Pull every line containing "page" out of the material below.

DATA SHOWN:
-------------------------

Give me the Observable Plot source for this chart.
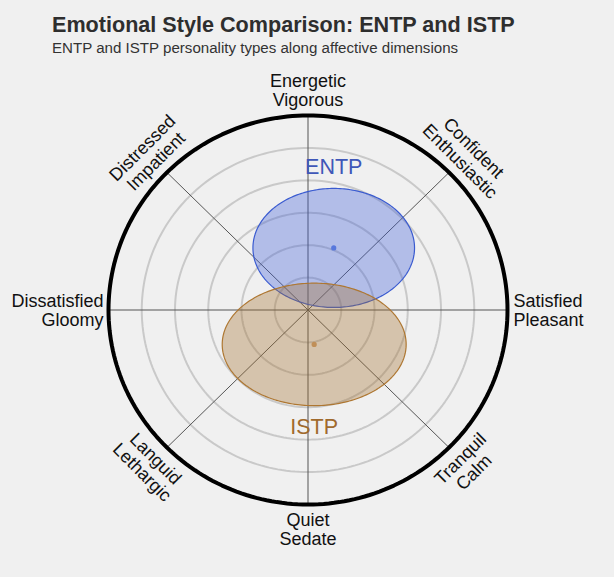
<!DOCTYPE html>
<html><head><meta charset="utf-8">
<script src="https://cdn.jsdelivr.net/npm/d3@7"></script>
<script src="https://cdn.jsdelivr.net/npm/@observablehq/plot@0.6"></script>
<style>
html,body{margin:0;padding:0;background:#f0f0f0;}
#wrap{position:relative;width:614px;height:577px;overflow:hidden;font-family:"Liberation Sans",Arial,sans-serif;}
#head{position:relative;height:62px;}
#title{position:absolute;left:52px;top:14px;font-size:21.6px;line-height:21.6px;font-weight:bold;color:#2e2e2e;white-space:nowrap;}
#sub{position:absolute;left:52px;top:39.8px;font-size:15.1px;line-height:15px;color:#333;white-space:nowrap;}
#chart svg{display:block;}
</style></head>
<body><div id="wrap">
<div id="head"><div id="title">Emotional Style Comparison: ENTP and ISTP</div><div id="sub">ENTP and ISTP personality types along affective dimensions</div></div>
<div id="chart"></div></div>
<script>
// ---- data ----
const types = ["ENTP", "ISTP"];
const centerX = [0.129, 0.031];
const centerY = [0.319, -0.177];
const radiusX = [0.405, 0.461];
const radiusY = [0.306, 0.315];
const strokeColors = ["#3a5bd0", "#ae7732"];
const fillColors = ["#3f5fd9", "#a3702e"];
const dotColors = ["#5878dc", "#c08f58"];
const textColors = ["#3f57b8", "#a06a2d"];
const axisLabels = ["Satisfied\nPleasant", "Confident\nEnthusiastic", "Energetic\nVigorous", "Distressed\nImpatient",
  "Dissatisfied\nGloomy", "Languid\nLethargic", "Quiet\nSedate", "Tranquil\nCalm"];
const axisAngles = [0, 45, 90, 135, 180, 225, 270, 315];
const ringLevels = [1/6, 2/6, 3/6, 4/6, 5/6];

// ---- geometry helpers ----
const rad = a => a * Math.PI / 180;
function ellipsePts(cx, cy, rx, ry, key) {
  const pts = [];
  for (let i = 0; i <= 240; i++) {
    const t = i / 240 * 2 * Math.PI;
    pts.push({x: cx + rx * Math.cos(t), y: cy + ry * Math.sin(t), key});
  }
  return pts;
}
const rings = ringLevels.flatMap((r, i) => ellipsePts(0, 0, r, r, i));
const outer = ellipsePts(0, 0, 1, 1, "outer");
const groups = types.map((t, i) => ({
  type: t, cx: centerX[i], cy: centerY[i], rx: radiusX[i], ry: radiusY[i],
  stroke: strokeColors[i], fill: fillColors[i], dot: dotColors[i], text: textColors[i]
}));
const axes = axisLabels.map((label, i) => ({label, angle: axisAngles[i]}));

const cx0 = 307.5, cy0 = 247.5, RX = 199.5, RY = 194.5;
const labelFont = 18;
const marks = [
  Plot.line(rings, {x: "x", y: "y", z: "key", stroke: "#c9c9c9", strokeWidth: 2}),
  Plot.link(axes, {x1: () => 0, y1: () => 0, x2: d => Math.cos(rad(d.angle)), y2: d => Math.sin(rad(d.angle)), stroke: "#555", strokeWidth: 1}),
  Plot.line(outer, {x: "x", y: "y", stroke: "#000", strokeWidth: 4})
];
groups.forEach(g => {
  marks.push(Plot.line(ellipsePts(g.cx, g.cy, g.rx, g.ry, g.type), {x: "x", y: "y", curve: "linear-closed", fill: g.fill, fillOpacity: 0.35, stroke: g.stroke, strokeWidth: 1.2}));
});
groups.forEach(g => {
  marks.push(Plot.dot([g], {x: "cx", y: "cy", r: 2.6, fill: g.dot, stroke: "none"}));
  marks.push(Plot.text([g], {x: "cx", y: d => d.cy + Math.sign(d.cy) * (d.ry + 0.11), text: "type", fill: g.text, fontSize: 21.5, lineAnchor: "middle"}));
});
const middleAxes = axes.filter(d => d.angle !== 0 && d.angle !== 180);
marks.push(Plot.text(middleAxes, {
  x: d => 1.127 * Math.cos(rad(d.angle)), y: d => 1.13 * Math.sin(rad(d.angle)),
  text: "label", fontSize: labelFont, lineHeight: 1.06, lineAnchor: "middle", textAnchor: "middle", fill: "#111",
  rotate: d => (d.angle % 180 === 45 ? 45 : d.angle % 180 === 135 ? -45 : 0)
}));
marks.push(Plot.text(axes.filter(d => d.angle === 0), {x: () => 1.03, y: () => 0, text: "label", fontSize: labelFont, lineHeight: 1.06, lineAnchor: "middle", textAnchor: "start", fill: "#111"}));
marks.push(Plot.text(axes.filter(d => d.angle === 180), {x: () => -1.025, y: () => 0, text: "label", fontSize: labelFont, lineHeight: 1.06, lineAnchor: "middle", textAnchor: "end", fill: "#111"}));

const chart = Plot.plot({
  width: 614, height: 515,
  x: {domain: [-1, 1], range: [cx0 - RX, cx0 + RX], axis: null},
  y: {domain: [-1, 1], range: [cy0 + RY, cy0 - RY], axis: null},
  style: {background: "transparent", fontFamily: "'Liberation Sans', Arial, sans-serif"},
  marks
});
document.getElementById("chart").appendChild(chart);
</script>
</body></html>
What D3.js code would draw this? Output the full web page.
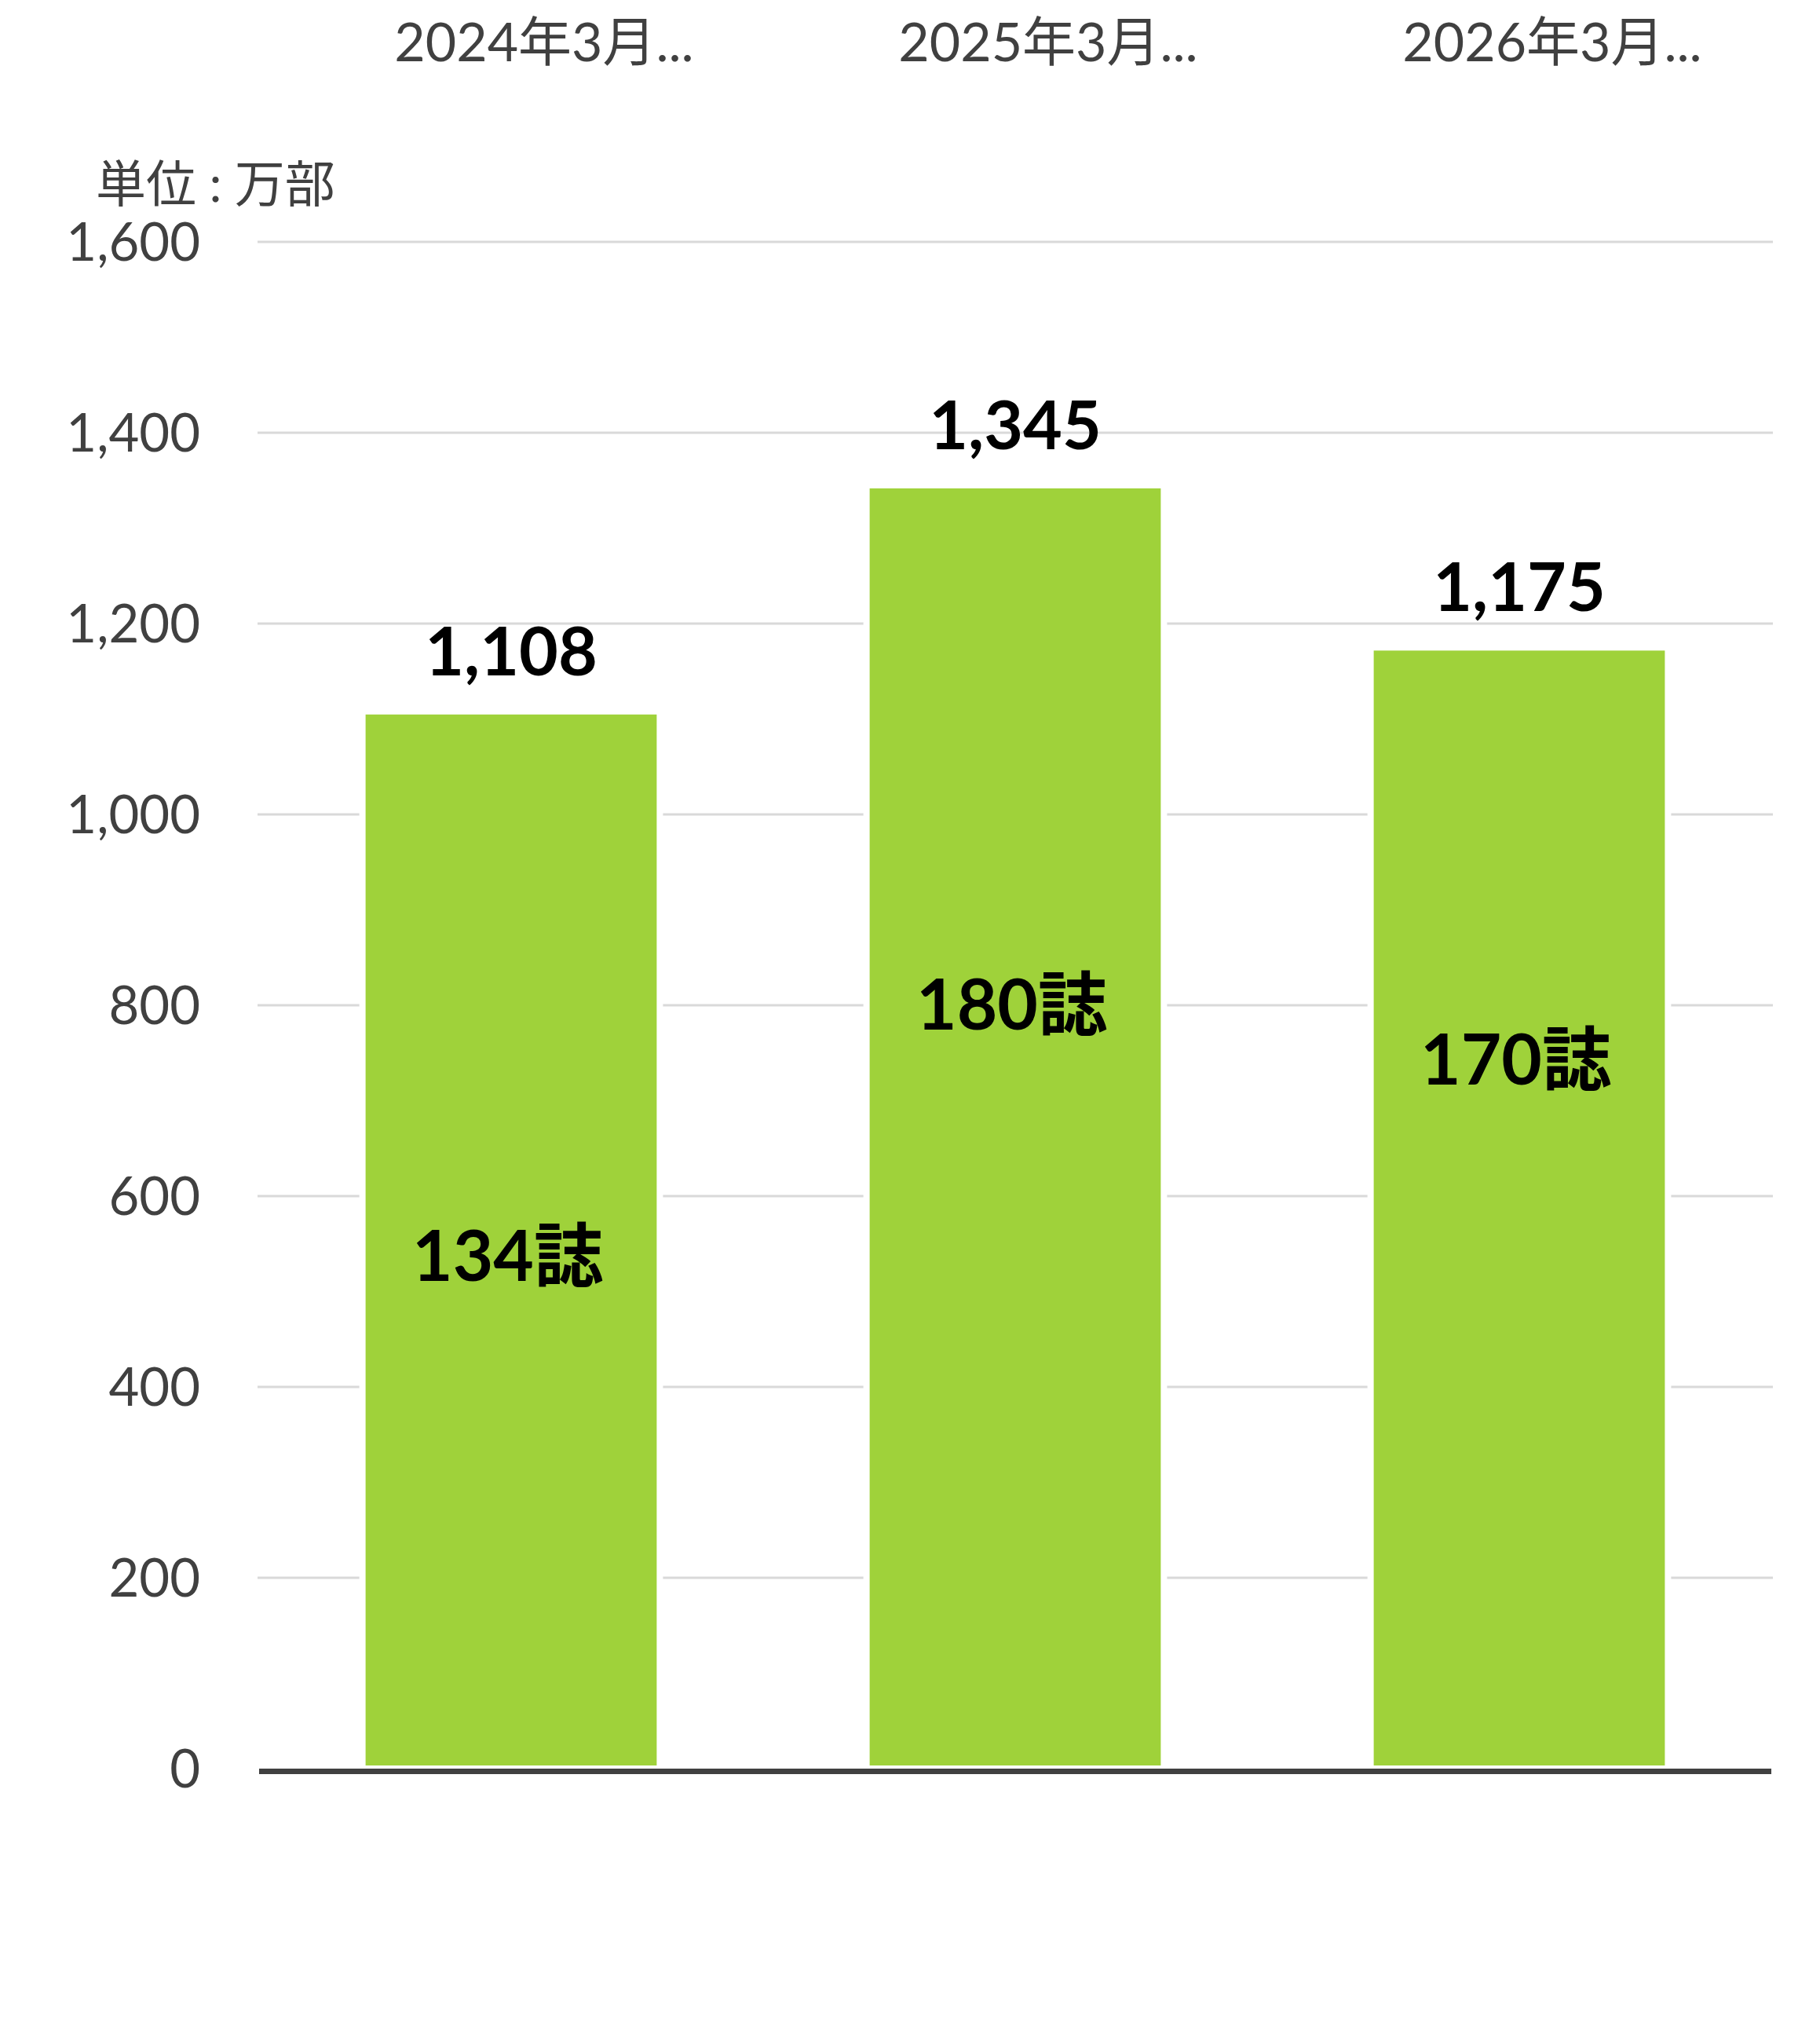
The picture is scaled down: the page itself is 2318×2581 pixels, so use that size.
<!DOCTYPE html>
<html>
<head>
<meta charset="utf-8">
<script src="https://cdn.jsdelivr.net/npm/d3@7"></script>
<style>
  body { margin: 0; background: #fff; }
  text { font-family: Lato, "Noto Sans CJK JP", sans-serif; }
</style>
</head>
<body>
<div id="chart"></div>
<script>
// data
const categories = ["2024年3月...", "2025年3月...", "2026年3月..."];
const circulation = [1108, 1345, 1175];   // 万部
const magazines = [134, 180, 170];         // 誌
const yTicks = [0, 200, 400, 600, 800, 1000, 1200, 1400, 1600];
const unitLabel = "単位 : 万部";

const width = 2318, height = 2581;
const margin = { top: 308, right: 62, bottom: 329, left: 330 };

const svg = d3.select("#chart").append("svg")
  .attr("width", width)
  .attr("height", height);

const x = d3.scaleBand()
  .domain(categories)
  .range([margin.left, width - margin.right])
  .paddingInner(0.41)
  .paddingOuter(0.205);

const y = d3.scaleLinear()
  .domain([0, 1600])
  .range([height - margin.bottom, margin.top]);

// hidden secondary scale for the magazine count labels
const y2 = d3.scaleLinear()
  .domain([40, 320])
  .range([height - margin.bottom, margin.top]);

// gridlines
svg.append("g")
  .selectAll("line")
  .data(yTicks.filter(d => d > 0))
  .enter()
  .append("line")
  .attr("x1", margin.left - 2)
  .attr("x2", width - margin.right + 2)
  .attr("y1", d => y(d))
  .attr("y2", d => y(d))
  .attr("stroke", "#d9d9d9")
  .attr("stroke-width", 3);

// y axis labels
const yAxis = d3.axisLeft(y)
  .tickValues(yTicks)
  .tickSize(0)
  .tickPadding(75)
  .tickFormat(d3.format(","));

svg.append("g")
  .attr("transform", `translate(${margin.left},0)`)
  .call(yAxis)
  .call(g => g.select(".domain").remove())
  .call(g => g.selectAll("text")
    .attr("fill", "#404040")
    .attr("font-size", 67)
    .attr("dy", "0.35em"));

// bars
svg.append("g")
  .selectAll("rect")
  .data(circulation)
  .enter()
  .append("rect")
  .attr("x", (d, i) => x(categories[i]))
  .attr("y", d => y(d))
  .attr("width", x.bandwidth())
  .attr("height", d => y(0) - y(d))
  .attr("fill", "#9fd23a")
  .attr("stroke", "#ffffff")
  .attr("stroke-width", 8);

// baseline
svg.append("line")
  .attr("x1", margin.left)
  .attr("x2", width - margin.right)
  .attr("y1", y(0) + 3.5)
  .attr("y2", y(0) + 3.5)
  .attr("stroke", "#404040")
  .attr("stroke-width", 7);

// value labels
svg.append("g")
  .selectAll("text")
  .data(circulation)
  .enter()
  .append("text")
  .attr("x", (d, i) => x(categories[i]) + x.bandwidth() / 2)
  .attr("y", d => y(d) - 46)
  .attr("text-anchor", "middle")
  .attr("font-size", 86)
  .attr("font-weight", "bold")
  .attr("fill", "#000")
  .text(d => d3.format(",")(d));

// magazine count labels
svg.append("g")
  .selectAll("text")
  .data(magazines)
  .enter()
  .append("text")
  .attr("x", (d, i) => x(categories[i]) + x.bandwidth() / 2 - 4)
  .attr("y", d => y2(d))
  .attr("dy", "0.35em")
  .attr("text-anchor", "middle")
  .attr("font-size", 89)
  .attr("font-weight", "bold")
  .attr("fill", "#000")
  .text(d => d + "誌");

// category labels (top)
svg.append("g")
  .selectAll("text")
  .data(categories)
  .enter()
  .append("text")
  .attr("x", d => x(d) + x.bandwidth() / 2 + 42)
  .attr("y", 78)
  .attr("text-anchor", "middle")
  .attr("font-size", 68)
  .attr("fill", "#404040")
  .text(d => d);

// unit label
svg.append("text")
  .attr("x", 122)
  .attr("y", 257)
  .attr("font-size", 64)
  .attr("fill", "#404040")
  .text(unitLabel);
</script>
</body>
</html>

-------------------------

RESULT BELOW:
What D3.js code would draw this? Output the full web page.
The picture is scaled down: the page itself is 2318×2581 pixels, so use that size.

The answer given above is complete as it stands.